= Problem details =
Your task is to copy each line that has the word "matplotlib".

□ □ □ □ □

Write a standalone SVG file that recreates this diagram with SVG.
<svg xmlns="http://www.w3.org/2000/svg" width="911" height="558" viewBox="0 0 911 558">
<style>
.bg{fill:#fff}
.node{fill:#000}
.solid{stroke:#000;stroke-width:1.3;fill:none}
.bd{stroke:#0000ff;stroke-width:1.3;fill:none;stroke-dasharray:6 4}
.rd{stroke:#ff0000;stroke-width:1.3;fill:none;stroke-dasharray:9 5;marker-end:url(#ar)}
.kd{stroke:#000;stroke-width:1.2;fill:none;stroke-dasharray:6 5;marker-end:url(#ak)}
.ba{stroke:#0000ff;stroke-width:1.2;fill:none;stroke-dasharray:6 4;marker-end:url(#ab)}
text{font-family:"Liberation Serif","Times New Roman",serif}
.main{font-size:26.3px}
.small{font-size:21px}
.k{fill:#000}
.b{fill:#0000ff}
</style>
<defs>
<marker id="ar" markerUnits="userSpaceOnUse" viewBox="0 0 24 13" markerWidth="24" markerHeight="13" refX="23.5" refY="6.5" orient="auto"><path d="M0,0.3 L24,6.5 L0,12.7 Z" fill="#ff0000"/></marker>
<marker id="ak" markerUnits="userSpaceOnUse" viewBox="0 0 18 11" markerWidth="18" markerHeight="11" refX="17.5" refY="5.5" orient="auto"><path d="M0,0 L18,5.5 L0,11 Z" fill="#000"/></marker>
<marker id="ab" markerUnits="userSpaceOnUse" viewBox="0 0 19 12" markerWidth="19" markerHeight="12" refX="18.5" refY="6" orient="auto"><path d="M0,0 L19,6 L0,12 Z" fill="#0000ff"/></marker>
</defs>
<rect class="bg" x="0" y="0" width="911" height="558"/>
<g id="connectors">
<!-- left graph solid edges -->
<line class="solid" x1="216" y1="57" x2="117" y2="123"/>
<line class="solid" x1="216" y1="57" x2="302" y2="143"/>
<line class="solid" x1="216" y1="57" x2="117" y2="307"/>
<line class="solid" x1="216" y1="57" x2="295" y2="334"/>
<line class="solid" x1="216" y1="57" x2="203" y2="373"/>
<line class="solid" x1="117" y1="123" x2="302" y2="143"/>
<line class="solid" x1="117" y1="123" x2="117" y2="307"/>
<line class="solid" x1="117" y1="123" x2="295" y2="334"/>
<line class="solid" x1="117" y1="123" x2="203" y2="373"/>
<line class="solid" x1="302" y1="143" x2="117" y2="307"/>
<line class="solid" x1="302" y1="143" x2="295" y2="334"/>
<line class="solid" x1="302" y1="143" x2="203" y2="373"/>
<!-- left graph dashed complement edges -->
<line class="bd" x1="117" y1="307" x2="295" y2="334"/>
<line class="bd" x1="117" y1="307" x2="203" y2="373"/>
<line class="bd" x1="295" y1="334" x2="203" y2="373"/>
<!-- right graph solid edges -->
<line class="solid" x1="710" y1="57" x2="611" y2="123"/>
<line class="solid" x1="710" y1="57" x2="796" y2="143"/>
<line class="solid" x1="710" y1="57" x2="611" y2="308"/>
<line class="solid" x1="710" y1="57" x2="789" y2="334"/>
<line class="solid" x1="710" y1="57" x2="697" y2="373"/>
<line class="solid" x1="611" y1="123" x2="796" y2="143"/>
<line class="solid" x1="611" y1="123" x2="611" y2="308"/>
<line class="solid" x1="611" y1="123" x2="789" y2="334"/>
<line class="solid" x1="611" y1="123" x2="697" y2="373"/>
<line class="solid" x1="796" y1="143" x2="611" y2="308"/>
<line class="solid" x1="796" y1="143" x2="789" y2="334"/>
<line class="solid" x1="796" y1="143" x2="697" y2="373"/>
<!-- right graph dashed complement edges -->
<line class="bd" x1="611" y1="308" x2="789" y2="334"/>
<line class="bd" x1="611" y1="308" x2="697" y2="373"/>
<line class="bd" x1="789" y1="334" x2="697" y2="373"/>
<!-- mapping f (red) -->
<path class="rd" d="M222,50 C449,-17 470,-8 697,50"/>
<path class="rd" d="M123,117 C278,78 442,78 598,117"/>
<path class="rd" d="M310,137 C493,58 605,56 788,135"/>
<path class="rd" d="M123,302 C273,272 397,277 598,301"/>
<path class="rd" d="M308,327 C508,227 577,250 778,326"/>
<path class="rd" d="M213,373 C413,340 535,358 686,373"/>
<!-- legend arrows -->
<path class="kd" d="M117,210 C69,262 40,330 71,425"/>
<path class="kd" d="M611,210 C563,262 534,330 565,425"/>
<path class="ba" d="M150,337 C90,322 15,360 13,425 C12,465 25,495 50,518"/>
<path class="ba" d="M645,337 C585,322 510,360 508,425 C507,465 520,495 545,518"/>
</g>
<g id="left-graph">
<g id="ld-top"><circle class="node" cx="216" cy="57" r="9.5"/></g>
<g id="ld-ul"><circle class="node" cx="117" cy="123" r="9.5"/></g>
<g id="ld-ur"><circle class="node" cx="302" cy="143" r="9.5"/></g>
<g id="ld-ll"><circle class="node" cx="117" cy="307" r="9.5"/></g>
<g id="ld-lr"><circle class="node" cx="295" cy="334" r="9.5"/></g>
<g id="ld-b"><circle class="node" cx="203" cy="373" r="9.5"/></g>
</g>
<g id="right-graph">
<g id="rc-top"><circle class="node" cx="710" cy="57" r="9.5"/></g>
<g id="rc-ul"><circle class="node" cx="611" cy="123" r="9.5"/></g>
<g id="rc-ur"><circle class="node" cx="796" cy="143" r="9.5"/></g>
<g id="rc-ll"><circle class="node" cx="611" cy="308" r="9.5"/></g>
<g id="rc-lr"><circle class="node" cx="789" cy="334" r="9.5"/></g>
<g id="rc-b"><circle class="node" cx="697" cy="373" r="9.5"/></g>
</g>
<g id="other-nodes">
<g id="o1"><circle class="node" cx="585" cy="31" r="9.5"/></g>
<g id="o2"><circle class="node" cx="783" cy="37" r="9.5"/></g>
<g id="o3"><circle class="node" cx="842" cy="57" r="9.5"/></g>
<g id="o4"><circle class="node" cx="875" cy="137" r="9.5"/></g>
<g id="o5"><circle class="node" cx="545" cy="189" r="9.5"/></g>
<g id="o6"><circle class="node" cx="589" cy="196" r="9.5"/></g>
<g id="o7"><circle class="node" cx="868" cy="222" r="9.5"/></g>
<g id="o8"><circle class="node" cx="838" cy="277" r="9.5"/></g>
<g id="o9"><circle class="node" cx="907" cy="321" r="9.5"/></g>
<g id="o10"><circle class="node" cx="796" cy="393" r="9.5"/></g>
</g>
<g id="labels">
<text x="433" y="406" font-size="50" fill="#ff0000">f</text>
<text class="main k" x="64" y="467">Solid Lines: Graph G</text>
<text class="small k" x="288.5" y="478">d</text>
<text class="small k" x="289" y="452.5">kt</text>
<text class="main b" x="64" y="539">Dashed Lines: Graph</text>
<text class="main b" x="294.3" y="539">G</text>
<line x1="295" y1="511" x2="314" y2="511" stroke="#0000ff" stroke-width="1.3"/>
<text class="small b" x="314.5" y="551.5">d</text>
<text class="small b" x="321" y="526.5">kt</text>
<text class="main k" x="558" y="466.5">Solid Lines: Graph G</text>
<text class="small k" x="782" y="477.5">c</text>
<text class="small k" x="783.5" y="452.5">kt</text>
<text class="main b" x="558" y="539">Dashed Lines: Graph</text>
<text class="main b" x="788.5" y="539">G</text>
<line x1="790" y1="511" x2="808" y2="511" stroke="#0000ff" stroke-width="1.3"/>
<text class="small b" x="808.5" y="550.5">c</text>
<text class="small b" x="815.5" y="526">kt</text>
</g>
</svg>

□ □ □ □ □

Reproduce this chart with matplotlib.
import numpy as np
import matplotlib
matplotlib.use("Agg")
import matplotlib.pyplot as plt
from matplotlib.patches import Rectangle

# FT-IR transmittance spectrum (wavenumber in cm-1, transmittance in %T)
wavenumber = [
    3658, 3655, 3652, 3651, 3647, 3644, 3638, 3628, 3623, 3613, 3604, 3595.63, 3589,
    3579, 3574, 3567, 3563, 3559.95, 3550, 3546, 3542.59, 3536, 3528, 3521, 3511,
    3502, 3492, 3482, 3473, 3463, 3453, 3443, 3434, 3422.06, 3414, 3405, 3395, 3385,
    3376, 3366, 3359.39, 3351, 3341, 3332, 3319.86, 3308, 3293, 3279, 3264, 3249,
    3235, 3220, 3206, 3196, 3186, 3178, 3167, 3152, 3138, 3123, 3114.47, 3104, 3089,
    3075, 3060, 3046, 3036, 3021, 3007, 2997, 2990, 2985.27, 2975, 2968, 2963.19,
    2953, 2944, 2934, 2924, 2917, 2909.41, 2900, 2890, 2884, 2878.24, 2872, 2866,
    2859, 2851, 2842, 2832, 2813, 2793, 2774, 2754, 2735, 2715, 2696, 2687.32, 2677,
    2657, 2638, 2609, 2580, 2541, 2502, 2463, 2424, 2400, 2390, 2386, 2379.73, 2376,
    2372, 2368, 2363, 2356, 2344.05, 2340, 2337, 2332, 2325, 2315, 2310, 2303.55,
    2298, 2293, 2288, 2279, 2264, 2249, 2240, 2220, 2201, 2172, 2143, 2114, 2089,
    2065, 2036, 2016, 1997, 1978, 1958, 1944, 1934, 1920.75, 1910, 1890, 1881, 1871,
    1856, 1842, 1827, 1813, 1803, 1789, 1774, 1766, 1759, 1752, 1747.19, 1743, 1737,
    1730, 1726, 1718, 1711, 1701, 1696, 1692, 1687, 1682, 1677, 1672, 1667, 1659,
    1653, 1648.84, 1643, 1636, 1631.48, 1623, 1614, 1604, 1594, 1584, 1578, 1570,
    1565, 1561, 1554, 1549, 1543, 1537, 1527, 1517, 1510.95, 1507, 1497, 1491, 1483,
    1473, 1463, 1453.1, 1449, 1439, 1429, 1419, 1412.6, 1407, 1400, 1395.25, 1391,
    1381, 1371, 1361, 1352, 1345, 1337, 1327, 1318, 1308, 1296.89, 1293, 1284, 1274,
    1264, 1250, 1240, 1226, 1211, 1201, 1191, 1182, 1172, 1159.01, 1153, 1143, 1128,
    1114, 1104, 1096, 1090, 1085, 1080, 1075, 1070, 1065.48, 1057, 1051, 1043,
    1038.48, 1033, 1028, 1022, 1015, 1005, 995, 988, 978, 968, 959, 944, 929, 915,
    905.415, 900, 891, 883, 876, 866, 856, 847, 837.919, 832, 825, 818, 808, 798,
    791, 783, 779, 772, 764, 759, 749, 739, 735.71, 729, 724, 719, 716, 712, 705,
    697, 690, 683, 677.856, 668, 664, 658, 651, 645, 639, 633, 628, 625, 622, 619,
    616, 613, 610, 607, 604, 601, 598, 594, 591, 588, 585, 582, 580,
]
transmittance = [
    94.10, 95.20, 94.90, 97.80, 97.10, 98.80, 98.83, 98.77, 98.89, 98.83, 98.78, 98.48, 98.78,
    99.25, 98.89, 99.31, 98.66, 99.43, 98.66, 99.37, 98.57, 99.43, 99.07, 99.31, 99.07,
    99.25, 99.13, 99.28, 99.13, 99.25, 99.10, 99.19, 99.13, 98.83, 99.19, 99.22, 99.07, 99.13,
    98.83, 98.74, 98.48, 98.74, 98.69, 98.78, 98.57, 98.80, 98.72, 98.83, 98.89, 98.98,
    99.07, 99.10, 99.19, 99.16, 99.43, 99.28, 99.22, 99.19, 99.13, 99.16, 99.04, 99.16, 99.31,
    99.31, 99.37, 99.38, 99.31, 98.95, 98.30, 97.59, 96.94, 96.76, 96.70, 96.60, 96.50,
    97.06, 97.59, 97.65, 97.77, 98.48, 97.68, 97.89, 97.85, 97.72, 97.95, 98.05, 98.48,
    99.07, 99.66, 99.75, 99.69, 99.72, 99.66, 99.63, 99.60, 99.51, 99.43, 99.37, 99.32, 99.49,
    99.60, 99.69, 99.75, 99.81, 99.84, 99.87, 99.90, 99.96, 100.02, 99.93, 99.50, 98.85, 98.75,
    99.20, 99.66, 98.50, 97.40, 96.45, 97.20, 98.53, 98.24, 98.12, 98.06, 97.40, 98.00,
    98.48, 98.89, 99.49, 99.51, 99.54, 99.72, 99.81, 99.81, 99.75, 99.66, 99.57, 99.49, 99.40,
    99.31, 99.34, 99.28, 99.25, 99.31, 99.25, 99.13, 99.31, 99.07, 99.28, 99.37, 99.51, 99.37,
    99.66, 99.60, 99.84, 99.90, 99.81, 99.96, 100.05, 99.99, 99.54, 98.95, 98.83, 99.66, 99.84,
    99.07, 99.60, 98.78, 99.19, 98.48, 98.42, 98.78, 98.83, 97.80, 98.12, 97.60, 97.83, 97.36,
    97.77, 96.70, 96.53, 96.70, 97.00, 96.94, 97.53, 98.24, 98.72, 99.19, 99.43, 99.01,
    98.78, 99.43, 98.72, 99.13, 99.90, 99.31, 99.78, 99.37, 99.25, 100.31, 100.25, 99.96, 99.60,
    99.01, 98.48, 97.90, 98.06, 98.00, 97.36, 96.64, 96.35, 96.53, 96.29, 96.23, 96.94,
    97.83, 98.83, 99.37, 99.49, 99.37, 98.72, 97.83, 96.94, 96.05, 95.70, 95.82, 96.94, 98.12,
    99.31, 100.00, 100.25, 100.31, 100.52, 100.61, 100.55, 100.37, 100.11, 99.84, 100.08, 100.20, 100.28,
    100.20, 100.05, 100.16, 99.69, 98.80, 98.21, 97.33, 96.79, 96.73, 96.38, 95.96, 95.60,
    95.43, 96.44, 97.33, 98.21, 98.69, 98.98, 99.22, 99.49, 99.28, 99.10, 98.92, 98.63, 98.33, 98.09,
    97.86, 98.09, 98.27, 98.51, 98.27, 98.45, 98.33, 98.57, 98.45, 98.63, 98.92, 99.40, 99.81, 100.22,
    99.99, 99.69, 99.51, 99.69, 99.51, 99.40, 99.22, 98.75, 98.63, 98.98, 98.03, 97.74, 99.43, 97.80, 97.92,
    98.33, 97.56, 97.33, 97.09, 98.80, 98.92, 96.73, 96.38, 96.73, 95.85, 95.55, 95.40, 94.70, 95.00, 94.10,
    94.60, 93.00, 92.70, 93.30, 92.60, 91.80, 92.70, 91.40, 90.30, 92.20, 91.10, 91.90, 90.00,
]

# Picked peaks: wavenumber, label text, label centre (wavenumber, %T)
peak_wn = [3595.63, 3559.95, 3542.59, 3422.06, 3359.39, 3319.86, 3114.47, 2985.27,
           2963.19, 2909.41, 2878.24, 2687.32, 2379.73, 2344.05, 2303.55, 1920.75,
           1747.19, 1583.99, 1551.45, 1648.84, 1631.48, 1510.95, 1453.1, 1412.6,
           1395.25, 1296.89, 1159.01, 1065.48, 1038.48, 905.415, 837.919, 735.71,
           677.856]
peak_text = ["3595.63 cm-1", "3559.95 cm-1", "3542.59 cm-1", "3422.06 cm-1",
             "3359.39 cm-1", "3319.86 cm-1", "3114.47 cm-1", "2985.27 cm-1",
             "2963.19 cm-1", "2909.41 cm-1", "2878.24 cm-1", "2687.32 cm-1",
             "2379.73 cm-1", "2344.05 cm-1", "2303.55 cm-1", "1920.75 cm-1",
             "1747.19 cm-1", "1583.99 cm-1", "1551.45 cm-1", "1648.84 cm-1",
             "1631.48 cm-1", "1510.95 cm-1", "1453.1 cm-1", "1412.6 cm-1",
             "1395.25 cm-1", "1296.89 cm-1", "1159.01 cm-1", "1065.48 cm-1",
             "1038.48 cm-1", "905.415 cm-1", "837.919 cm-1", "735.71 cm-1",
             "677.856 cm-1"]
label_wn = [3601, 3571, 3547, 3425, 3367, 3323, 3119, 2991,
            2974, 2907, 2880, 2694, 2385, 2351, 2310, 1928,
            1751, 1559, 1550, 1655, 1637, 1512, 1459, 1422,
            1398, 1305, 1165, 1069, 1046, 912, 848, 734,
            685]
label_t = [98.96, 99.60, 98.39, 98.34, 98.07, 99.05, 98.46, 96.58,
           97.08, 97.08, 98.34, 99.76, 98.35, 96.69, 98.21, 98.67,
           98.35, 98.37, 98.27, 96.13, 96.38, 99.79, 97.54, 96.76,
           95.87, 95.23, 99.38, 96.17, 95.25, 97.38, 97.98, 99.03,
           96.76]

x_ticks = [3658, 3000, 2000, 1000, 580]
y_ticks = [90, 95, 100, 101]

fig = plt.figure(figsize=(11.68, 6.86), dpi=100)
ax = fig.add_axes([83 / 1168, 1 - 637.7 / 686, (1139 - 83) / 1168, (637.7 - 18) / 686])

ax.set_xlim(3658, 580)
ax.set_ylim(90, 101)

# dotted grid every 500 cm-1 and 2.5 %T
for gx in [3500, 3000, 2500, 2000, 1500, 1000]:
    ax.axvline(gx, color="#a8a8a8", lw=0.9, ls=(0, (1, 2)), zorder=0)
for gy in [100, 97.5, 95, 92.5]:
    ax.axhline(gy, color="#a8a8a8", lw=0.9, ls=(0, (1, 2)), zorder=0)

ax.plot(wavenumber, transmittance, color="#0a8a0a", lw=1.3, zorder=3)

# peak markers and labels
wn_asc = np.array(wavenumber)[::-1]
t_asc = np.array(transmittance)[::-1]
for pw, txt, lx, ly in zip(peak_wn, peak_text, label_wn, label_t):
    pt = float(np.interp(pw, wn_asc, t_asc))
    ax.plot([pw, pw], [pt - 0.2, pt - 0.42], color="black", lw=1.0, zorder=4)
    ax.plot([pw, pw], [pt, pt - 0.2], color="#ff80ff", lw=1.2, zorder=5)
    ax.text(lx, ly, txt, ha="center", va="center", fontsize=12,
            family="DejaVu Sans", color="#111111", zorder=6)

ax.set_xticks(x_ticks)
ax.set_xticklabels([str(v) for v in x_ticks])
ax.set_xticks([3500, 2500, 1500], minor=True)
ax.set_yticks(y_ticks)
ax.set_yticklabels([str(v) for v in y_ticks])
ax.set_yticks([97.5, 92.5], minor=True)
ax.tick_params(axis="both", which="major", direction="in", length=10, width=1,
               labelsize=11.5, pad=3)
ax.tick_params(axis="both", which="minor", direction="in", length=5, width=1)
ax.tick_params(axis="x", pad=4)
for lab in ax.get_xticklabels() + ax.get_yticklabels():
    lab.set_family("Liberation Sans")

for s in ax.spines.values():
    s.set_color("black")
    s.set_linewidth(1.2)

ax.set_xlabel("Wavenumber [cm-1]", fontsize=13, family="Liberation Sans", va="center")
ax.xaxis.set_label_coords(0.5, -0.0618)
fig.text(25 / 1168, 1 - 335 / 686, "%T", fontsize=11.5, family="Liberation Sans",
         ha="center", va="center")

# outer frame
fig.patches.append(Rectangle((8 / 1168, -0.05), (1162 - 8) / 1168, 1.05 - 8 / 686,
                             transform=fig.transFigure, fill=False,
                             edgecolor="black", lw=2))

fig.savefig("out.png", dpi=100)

□ □ □ □ □

= Result for this exercise =
Reproduce this chart with matplotlib.
import matplotlib
matplotlib.use("Agg")
import matplotlib.pyplot as plt
from matplotlib.patches import Rectangle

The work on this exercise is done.